How about this harmless bit of fun, where we went along with cuddly spooky sorts Cradle Of Filth and a BBC camera crew as they filmed a fish-out-of-water style documentary called Living With The Enemy. The band kindly invited Selby mother and daughter duo Janet and Lynn to join them on the road in France for five days. Janet apparently hated the band because of growing concerns about their influence on her 18-year-old son Luke (who rather oddly, wasn't invited to take part - GUTTED for you Luke, mate!). One of the highlights was when poor Janet clocked the band's infamous Jesus Is A C**t T-shirt and was left horrified.
"I think that every person who wears that on the streets should be fined ten thousand pounds," she declared with frightening specificity.
SWAG time! And in this issue we were offering readers the chance to win all sorts of madness. Girls Against Boys Freak*On*Ica CDs and stickers? Pretty cool. A Playstation (one, as it was the first one, obviously) AND £50 worth of something called Insignia deodorant? Like, as well as the PS1? Pretty, pretty cool - sign us the eff up.
We also recommended buying this sweet-ass Satan/Fish logo T-shirt and a drink called Reef. Presumably we owed our mates in the band of the same name a favour or something. Now that said favour has been repaid in full though, we'd just like to state for the record that other soft drinks are available. Probably a lot more available than Reef, too. As we've not seen that in shops in yonks.
Remember all the way back up there when we mentioned France were on the brink of winning their first World Cup that summer?

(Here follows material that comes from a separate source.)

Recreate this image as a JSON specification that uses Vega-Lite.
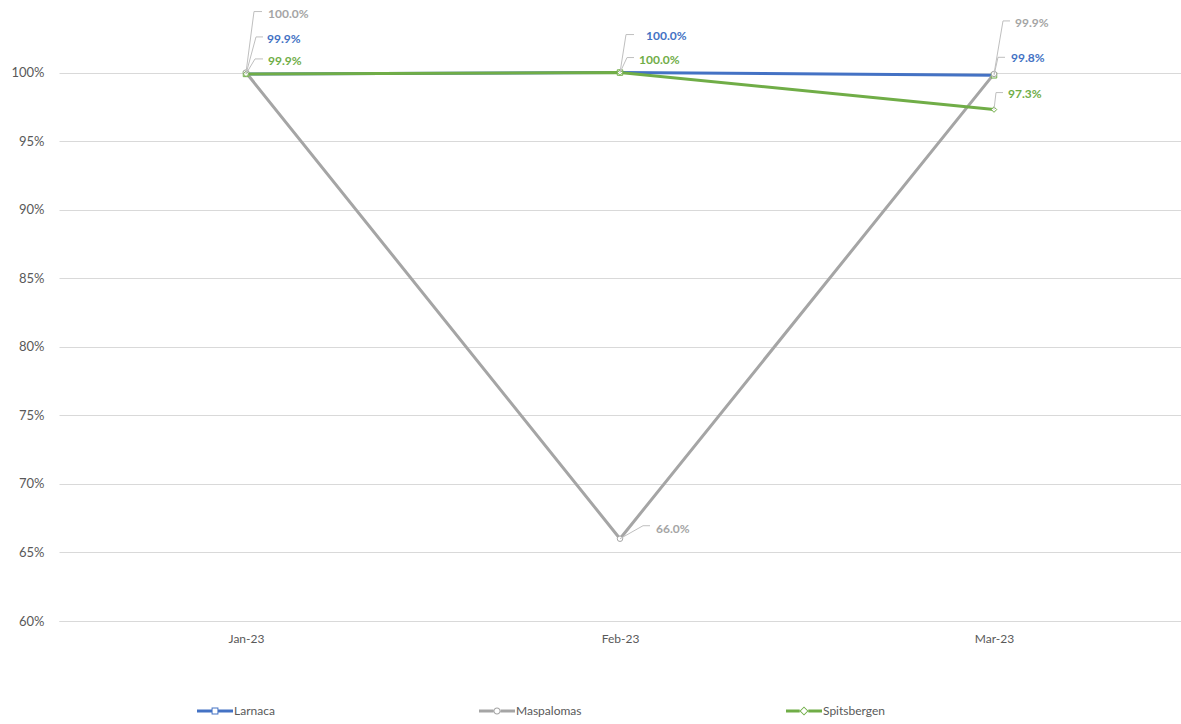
{
  "$schema": "https://vega.github.io/schema/vega-lite/v6.json",
  "autosize": "none",
  "width": 1122,
  "height": 617,
  "padding": {"left": 59, "top": 4, "right": 0, "bottom": 103},
  "background": "white",
  "config": {
    "view": {"stroke": null},
    "font": "Lato"
  },
  "datasets": {
    "rates": [
      {"month": "Jan-23", "series": "Larnaca", "rate": 0.999},
      {"month": "Feb-23", "series": "Larnaca", "rate": 1.0},
      {"month": "Mar-23", "series": "Larnaca", "rate": 0.998},
      {"month": "Jan-23", "series": "Maspalomas", "rate": 1.0},
      {"month": "Feb-23", "series": "Maspalomas", "rate": 0.66},
      {"month": "Mar-23", "series": "Maspalomas", "rate": 0.999},
      {"month": "Jan-23", "series": "Spitsbergen", "rate": 0.999},
      {"month": "Feb-23", "series": "Spitsbergen", "rate": 1.0},
      {"month": "Mar-23", "series": "Spitsbergen", "rate": 0.973}
    ]
  },
  "data": {"name": "rates"},
  "encoding": {
    "x": {
      "field": "month", "type": "ordinal", "sort": ["Jan-23", "Feb-23", "Mar-23"],
      "scale": {"type": "point", "padding": 0.5},
      "axis": {"title": null, "labelAngle": 0, "ticks": false, "domain": true, "domainColor": "#D9D9D9",
               "labelPadding": 12, "labelFontSize": 12, "labelColor": "#595959", "grid": false}
    },
    "y": {
      "field": "rate", "type": "quantitative",
      "scale": {"domain": [0.6, 1.05], "nice": false, "zero": false},
      "axis": {"title": null, "values": [0.6, 0.65, 0.7, 0.75, 0.8, 0.85, 0.9, 0.95, 1.0], "format": ".0%",
               "grid": true, "gridColor": "#D9D9D9", "domain": false, "ticks": false,
               "labelPadding": 15, "labelFontSize": 13, "labelColor": "#595959"}
    }
  },
  "layer": [
    {
      "mark": {"type": "line", "strokeWidth": 3},
      "encoding": {
        "color": {
          "field": "series", "type": "nominal",
          "scale": {"domain": ["Larnaca", "Maspalomas", "Spitsbergen"], "range": ["#4472C4", "#A5A5A5", "#70AD47"]},
          "legend": {
            "orient": "none", "legendX": 138, "legendY": 689, "direction": "horizontal", "columns": 3,
            "columnPadding": 204, "title": null, "symbolSize": 1296, "symbolStrokeWidth": 0,
            "labelFontSize": 12, "labelColor": "#595959", "labelOffset": 1,
            "encode": {
              "symbols": {
                "update": {
                  "shape": {"signal": "datum.value === 'Larnaca' ? 'M-1,-0.083H-0.19V0.083H-1Z M0.19,-0.083H1V0.083H0.19Z M-0.19,-0.19H0.19V0.19H-0.19Z M-0.135,-0.135V0.135H0.135V-0.135Z' : datum.value === 'Maspalomas' ? 'M-1,-0.083H-0.2V0.083H-1Z M0.2,-0.083H1V0.083H0.2Z M0.2,0A0.2,0.2 0 1,1 -0.2,0A0.2,0.2 0 1,1 0.2,0Z M0.14,0A0.14,0.14 0 1,0 -0.14,0A0.14,0.14 0 1,0 0.14,0Z' : 'M-1,-0.083H-0.24V0.083H-1Z M0.24,-0.083H1V0.083H0.24Z M-0.25,0L0,-0.25L0.25,0L0,0.25Z M-0.18,0L0,0.18L0.18,0L0,-0.18Z'"},
                  "fill": {"signal": "scale('color', datum.value)"},
                  "strokeWidth": {"value": 0}
                }
              }
            }
          }
        }
      }
    },
    {"transform": [{"filter": "datum.series === 'Larnaca'"}],
     "mark": {"type": "point", "shape": "square", "filled": true, "fill": "white", "stroke": "#70AD47", "strokeWidth": 1, "opacity": 1, "size": 30}},
    {"transform": [{"filter": "datum.series === 'Maspalomas'"}],
     "mark": {"type": "point", "shape": "circle", "filled": true, "fill": "white", "stroke": "#A5A5A5", "strokeWidth": 1, "opacity": 1, "size": 30}},
    {"transform": [{"filter": "datum.series === 'Spitsbergen'"}],
     "mark": {"type": "point", "shape": "diamond", "filled": true, "fill": "white", "stroke": "#70AD47", "strokeWidth": 1, "opacity": 1, "size": 30}},

    {"transform": [{"filter": "datum.series === 'Maspalomas' && datum.month === 'Jan-23'"}],
     "mark": {"type": "rule", "stroke": "#BFBFBF", "strokeWidth": 1, "x2Offset": 8, "y2Offset": -61},
     "encoding": {"x2": {"field": "month"}, "y2": {"field": "rate"}}},
    {"transform": [{"filter": "datum.series === 'Maspalomas' && datum.month === 'Jan-23'"}],
     "mark": {"type": "rule", "stroke": "#BFBFBF", "strokeWidth": 1, "xOffset": 8, "yOffset": -61, "x2Offset": 16, "y2Offset": -61},
     "encoding": {"x2": {"field": "month"}, "y2": {"field": "rate"}}},
    {"transform": [{"filter": "datum.series === 'Maspalomas' && datum.month === 'Jan-23'"}],
     "mark": {"type": "text", "align": "left", "baseline": "middle", "dx": 22, "dy": -59, "fontSize": 12, "fontWeight": "bold", "color": "#A5A5A5"},
     "encoding": {"text": {"field": "rate", "type": "quantitative", "format": ".1%"}}},

    {"transform": [{"filter": "datum.series === 'Larnaca' && datum.month === 'Jan-23'"}],
     "mark": {"type": "rule", "stroke": "#BFBFBF", "strokeWidth": 1, "x2Offset": 10, "y2Offset": -37},
     "encoding": {"x2": {"field": "month"}, "y2": {"field": "rate"}}},
    {"transform": [{"filter": "datum.series === 'Larnaca' && datum.month === 'Jan-23'"}],
     "mark": {"type": "rule", "stroke": "#BFBFBF", "strokeWidth": 1, "xOffset": 10, "yOffset": -37, "x2Offset": 17, "y2Offset": -37},
     "encoding": {"x2": {"field": "month"}, "y2": {"field": "rate"}}},
    {"transform": [{"filter": "datum.series === 'Larnaca' && datum.month === 'Jan-23'"}],
     "mark": {"type": "text", "align": "left", "baseline": "middle", "dx": 21, "dy": -35, "fontSize": 12, "fontWeight": "bold", "color": "#4472C4"},
     "encoding": {"text": {"field": "rate", "type": "quantitative", "format": ".1%"}}},

    {"transform": [{"filter": "datum.series === 'Spitsbergen' && datum.month === 'Jan-23'"}],
     "mark": {"type": "rule", "stroke": "#BFBFBF", "strokeWidth": 1, "x2Offset": 9, "y2Offset": -15},
     "encoding": {"x2": {"field": "month"}, "y2": {"field": "rate"}}},
    {"transform": [{"filter": "datum.series === 'Spitsbergen' && datum.month === 'Jan-23'"}],
     "mark": {"type": "rule", "stroke": "#BFBFBF", "strokeWidth": 1, "xOffset": 9, "yOffset": -15, "x2Offset": 17, "y2Offset": -15},
     "encoding": {"x2": {"field": "month"}, "y2": {"field": "rate"}}},
    {"transform": [{"filter": "datum.series === 'Spitsbergen' && datum.month === 'Jan-23'"}],
     "mark": {"type": "text", "align": "left", "baseline": "middle", "dx": 22, "dy": -13, "fontSize": 12, "fontWeight": "bold", "color": "#70AD47"},
     "encoding": {"text": {"field": "rate", "type": "quantitative", "format": ".1%"}}},

    {"transform": [{"filter": "datum.series === 'Larnaca' && datum.month === 'Feb-23'"}],
     "mark": {"type": "rule", "stroke": "#BFBFBF", "strokeWidth": 1, "x2Offset": 6, "y2Offset": -38},
     "encoding": {"x2": {"field": "month"}, "y2": {"field": "rate"}}},
    {"transform": [{"filter": "datum.series === 'Larnaca' && datum.month === 'Feb-23'"}],
     "mark": {"type": "rule", "stroke": "#BFBFBF", "strokeWidth": 1, "xOffset": 6, "yOffset": -38, "x2Offset": 14, "y2Offset": -38},
     "encoding": {"x2": {"field": "month"}, "y2": {"field": "rate"}}},
    {"transform": [{"filter": "datum.series === 'Larnaca' && datum.month === 'Feb-23'"}],
     "mark": {"type": "text", "align": "left", "baseline": "middle", "dx": 26, "dy": -37, "fontSize": 12, "fontWeight": "bold", "color": "#4472C4"},
     "encoding": {"text": {"field": "rate", "type": "quantitative", "format": ".1%"}}},

    {"transform": [{"filter": "datum.series === 'Spitsbergen' && datum.month === 'Feb-23'"}],
     "mark": {"type": "rule", "stroke": "#BFBFBF", "strokeWidth": 1, "x2Offset": 7, "y2Offset": -15},
     "encoding": {"x2": {"field": "month"}, "y2": {"field": "rate"}}},
    {"transform": [{"filter": "datum.series === 'Spitsbergen' && datum.month === 'Feb-23'"}],
     "mark": {"type": "rule", "stroke": "#BFBFBF", "strokeWidth": 1, "xOffset": 7, "yOffset": -15, "x2Offset": 14, "y2Offset": -15},
     "encoding": {"x2": {"field": "month"}, "y2": {"field": "rate"}}},
    {"transform": [{"filter": "datum.series === 'Spitsbergen' && datum.month === 'Feb-23'"}],
     "mark": {"type": "text", "align": "left", "baseline": "middle", "dx": 19, "dy": -13, "fontSize": 12, "fontWeight": "bold", "color": "#70AD47"},
     "encoding": {"text": {"field": "rate", "type": "quantitative", "format": ".1%"}}},

    {"transform": [{"filter": "datum.series === 'Maspalomas' && datum.month === 'Feb-23'"}],
     "mark": {"type": "rule", "stroke": "#BFBFBF", "strokeWidth": 1, "x2Offset": 23, "y2Offset": -13},
     "encoding": {"x2": {"field": "month"}, "y2": {"field": "rate"}}},
    {"transform": [{"filter": "datum.series === 'Maspalomas' && datum.month === 'Feb-23'"}],
     "mark": {"type": "rule", "stroke": "#BFBFBF", "strokeWidth": 1, "xOffset": 23, "yOffset": -13, "x2Offset": 30, "y2Offset": -13},
     "encoding": {"x2": {"field": "month"}, "y2": {"field": "rate"}}},
    {"transform": [{"filter": "datum.series === 'Maspalomas' && datum.month === 'Feb-23'"}],
     "mark": {"type": "text", "align": "left", "baseline": "middle", "dx": 36, "dy": -10, "fontSize": 12, "fontWeight": "bold", "color": "#A5A5A5"},
     "encoding": {"text": {"field": "rate", "type": "quantitative", "format": ".1%"}}},

    {"transform": [{"filter": "datum.series === 'Maspalomas' && datum.month === 'Mar-23'"}],
     "mark": {"type": "rule", "stroke": "#BFBFBF", "strokeWidth": 1, "x2Offset": 9, "y2Offset": -53},
     "encoding": {"x2": {"field": "month"}, "y2": {"field": "rate"}}},
    {"transform": [{"filter": "datum.series === 'Maspalomas' && datum.month === 'Mar-23'"}],
     "mark": {"type": "rule", "stroke": "#BFBFBF", "strokeWidth": 1, "xOffset": 9, "yOffset": -53, "x2Offset": 16, "y2Offset": -53},
     "encoding": {"x2": {"field": "month"}, "y2": {"field": "rate"}}},
    {"transform": [{"filter": "datum.series === 'Maspalomas' && datum.month === 'Mar-23'"}],
     "mark": {"type": "text", "align": "left", "baseline": "middle", "dx": 21, "dy": -51, "fontSize": 12, "fontWeight": "bold", "color": "#A5A5A5"},
     "encoding": {"text": {"field": "rate", "type": "quantitative", "format": ".1%"}}},

    {"transform": [{"filter": "datum.series === 'Larnaca' && datum.month === 'Mar-23'"}],
     "mark": {"type": "rule", "stroke": "#BFBFBF", "strokeWidth": 1, "x2Offset": 4, "y2Offset": -18},
     "encoding": {"x2": {"field": "month"}, "y2": {"field": "rate"}}},
    {"transform": [{"filter": "datum.series === 'Larnaca' && datum.month === 'Mar-23'"}],
     "mark": {"type": "rule", "stroke": "#BFBFBF", "strokeWidth": 1, "xOffset": 4, "yOffset": -18, "x2Offset": 11, "y2Offset": -18},
     "encoding": {"x2": {"field": "month"}, "y2": {"field": "rate"}}},
    {"transform": [{"filter": "datum.series === 'Larnaca' && datum.month === 'Mar-23'"}],
     "mark": {"type": "text", "align": "left", "baseline": "middle", "dx": 17, "dy": -17, "fontSize": 12, "fontWeight": "bold", "color": "#4472C4"},
     "encoding": {"text": {"field": "rate", "type": "quantitative", "format": ".1%"}}},

    {"transform": [{"filter": "datum.series === 'Spitsbergen' && datum.month === 'Mar-23'"}],
     "mark": {"type": "rule", "stroke": "#BFBFBF", "strokeWidth": 1, "x2Offset": 2, "y2Offset": -17},
     "encoding": {"x2": {"field": "month"}, "y2": {"field": "rate"}}},
    {"transform": [{"filter": "datum.series === 'Spitsbergen' && datum.month === 'Mar-23'"}],
     "mark": {"type": "rule", "stroke": "#BFBFBF", "strokeWidth": 1, "xOffset": 2, "yOffset": -17, "x2Offset": 9, "y2Offset": -17},
     "encoding": {"x2": {"field": "month"}, "y2": {"field": "rate"}}},
    {"transform": [{"filter": "datum.series === 'Spitsbergen' && datum.month === 'Mar-23'"}],
     "mark": {"type": "text", "align": "left", "baseline": "middle", "dx": 14, "dy": -16, "fontSize": 12, "fontWeight": "bold", "color": "#70AD47"},
     "encoding": {"text": {"field": "rate", "type": "quantitative", "format": ".1%"}}}
  ]
}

Well, it wasn't just a weak excuse for us to use this smart-arsed call back and get all meta (though it definitely is that, too). No, we were in the fullest grip of World Cup fever. Here we have Deftones' Mr Chino Moreno looking absolutely cock-a-hoop to be modelling the Kerrang!-branded 'classic England football shirt', which was inspired by the 1966-winning jersey.
It was on sale through the mag for a genuinely reasonable £14.99. It came in size XL only, alas. But we're not even going to touch the open goal of a gag that presents us with, because it's 2018, we're better than that and well, we're still trying to shift the last remains of our Christmas weight ourselves.
Our Christmas 1998 weight, that is…
Moving slowly, sluggishly and out-of-breathedly on, let's have a look at some features instead, shall we?
And yet again, we were seemingly not letting the football thing go that easily. Here we have Soulfly and Brazilian soccer nut Max Cavalera and Robbie Awok from somewhat sadly forgotten Scouse rockers Bullyrag, running the rule over their respective nations' prospects for the tournament ahead and sharing their fondest memories of the beautiful game.
'Who will win the World Cup?' we cruelly asked Robbie, putting him right on the spot and unwittingly stitching him up two decades in advance.
"It'll be a toss up between England, England and England. I predict England because I did a Ouija board last week…" he confidently told us.
England proceeded to crash out of that summer's tournament in the Round Of 16 phase, losing 4-3 on penalties, because of course they bloody did.
Elsewhere in the issue, we were very cheeky indeed and asked Smashing Pumpkins' nice guy guitarist James Iha a few probing questions. Apparently we were curious about what his first sexual encounter was like, what was in his wallet and whether he'd ever been arrested. Ever the perfect gentleman he declined to delve too deeply into such personal affairs, but he did offer this terrible joke instead:
"So, this grasshopper goes to the bar and asks for a beer. The bartender says, 'Do you want the drink that's named after you?' and the grasshopper goes, 'You mean John?"
Oh, James.
So, what else did we have in that issue? Oh yes, we were slap bang in the middle of a three-part deep dive into the never-a-dull-moment story of Marilyn Manson, with our serialised adaptation of his autobiography The Long Hard Road Out Of Hell. If you've never read it, stop reading this nonsense immediately and read that instead. It's really good. Unlike this.
We also shone a spotlight on Sub Pop Records, as the Seattle label celebrated a decade of doing business. That meant insight into the rise and influence of artists like Soundgarden, Nirvana, Mudhoney and Mark Lanegan.
"Without Sub Pop's involvement [that music] probably would have remained in the underground," Mark Arm told us.
Imagine a world without any of those artists ever making it? All hail Sub Pop.
And finally, to the question that's no doubt been plaguing you all since you clicked on this. Sorry to keep you waiting.
So, why does Dez Fafara need FBI protection? Well, it turns out he got into some bother at a show Coal Chamber played with Type O Negative in New Jersey, where some neanderthals insulted his girlfriend with racial slurs, Dez reacted and a brawl broke out. The next time he and the band rolled through town 12 off-duty cops and 15 FBI officers were assigned to protect him, thanks to subsequent death threats. Scary stuff. And certainly not something that offers much of a chance for a pithy follow-up comment. So we'll it there for this week.